Using the DBK algorithm in connection with D-Wave Advantage System 4.1, we are able to sample ground state solutions of MC problems of up to 120 vertices, and additionally employ parallel quantum annealing to speed up the computations. We demonstrate that in some cases, the resulting algorithm can compute maximum cliques in high density graphs up to around two to three orders of magnitude faster than a classical solver. Current NISQ annealing devices are not necessarily expected to outperform classical algorithms, although a scaling advantage using quantum annealing has been demonstrated in [70]. The experiment reported in [70] considers the simulation of geometrically frustrated magnets (which reduces to a 0–1 integer programming problem on a given geometric lattice) using quantum annealing, and demonstrates that a quantum annealing processor can provide a computational advantage over the classical counterpart, path-integral Monte Carlo (PIMC).

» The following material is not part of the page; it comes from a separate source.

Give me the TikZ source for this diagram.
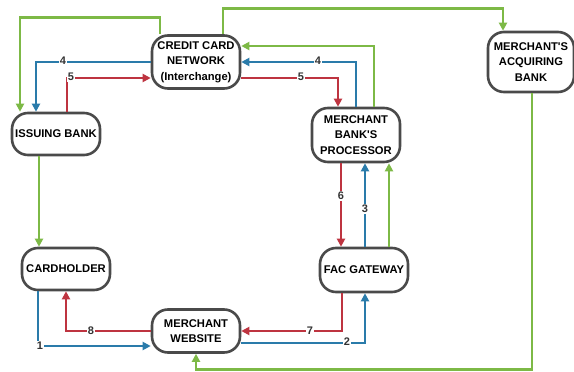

This work leaves scope for further research avenues:

1. 1.

   The methodology of this article (the exact graph decomposition in connection with multiple embeddings) can be applied to other NP-hard problems such as the minimum vertex cover problem.

2. 2.

   The performance of the quantum annealing backend can be improved by using further tunable features such as h-gain schedules, anneal offsets, flux bias offsets, and spin reversals.

3. 3.

   It remains to be analyzed how different minor embeddings solve the same QUBO when they are all used in the same annealing cycle. In particular, it is unclear if some embeddings contribute more than others to finding the ground state solutions. If so, what characteristics of those embeddings cause them to perform better than the other embeddings? Additionally, the spatial and temporal correlations with regard to which embeddings are finding maximum cliques remain to be investigated.

4. 4.

   Do minor embeddings that have the same connectivity perform the same or differently during the same anneal(s)? In other words, if all of the disjoint embeddings used in the parallel quantum annealing method are exactly the same, just acting on different qubits, are the ground states found across the different embeddings with (nearly) equal probabilities?

5. 5.

   Utilizing an efficient algorithm to compute the minimum number of samples required in order to obtain an optimal TTS (as opposed to using a fixed number of samples) would significantly reduce the real time computation required to run DBK with a quantum annealer.